Questions remain about borderline items such as granola bars and flavored milk beverages, Shaul noted. “It’s very simple to say we want SNAP recipients to have a healthy food list, until you decide for all families what healthy is,” he said.
Mike Beal, chief financial officer of a Kansas City-based grocery chain, said retailers are hoping the department will provide a list of ineligible items identified by their 12-digit product codes — the model used by Oklahoma when it launched its own SNAP waiver program in February. Without that level of specificity, Beal said, grocers fear being placed in the position of making judgment calls at the register.
Shaul also raised the prospect of cross-border shopping, suggesting that some consumers will travel to neighboring states or purchase restricted items online from vendors not subject to Missouri’s waiver.
Zoom Out
Missouri’s restrictions arrive alongside broader federal changes to SNAP eligibility under legislation passed by Congress. New work requirements for recipients ages 55 through 64 have already taken effect, and states are set to receive significantly reduced federal administrative funding for the program beginning in October. The Missouri legislature also failed this session to deliver property tax relief sought by many residents facing rising assessments, adding to financial pressures on lower-income households.
Neighboring states are on varied timelines: Iowa has restricted SNAP purchases since January, Arkansas is targeting July 1, and Kansas is slated to implement limits in February 2027. Illinois has not moved to restrict purchases. The patchwork of differing state rules means residents in border communities may face different purchasing options depending on which side of the state line they shop.

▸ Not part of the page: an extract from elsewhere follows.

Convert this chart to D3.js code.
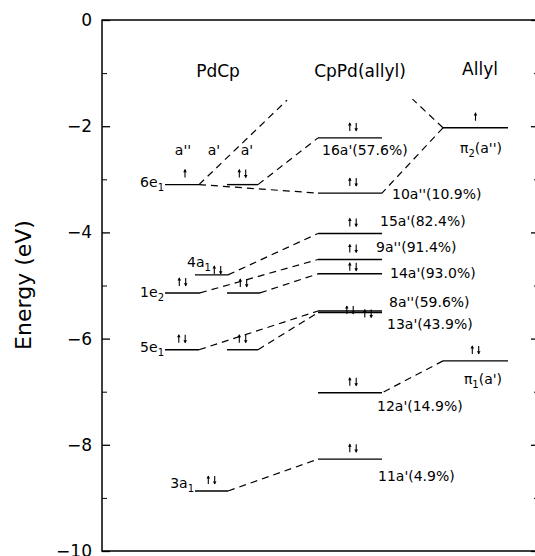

One program Kehoe praised in his executive order — Double Up Food Bucks, which helps SNAP recipients purchase fresh produce at grocery stores and farmers markets — received no recommended state funding in the fiscal year 2027 budget, and the General Assembly did not restore the funding during budget deliberations.
What’s Next
The October 1 implementation date for SNAP restrictions remains the current target, though the timeline for extending limits to SuN Bucks has not been finalized. The department has not yet released a product-code list or other retailer guidance. A separate Missouri waiver request that would allow SNAP recipients to purchase hot rotisserie chickens remains pending at the USDA, with no approval announced as of late May.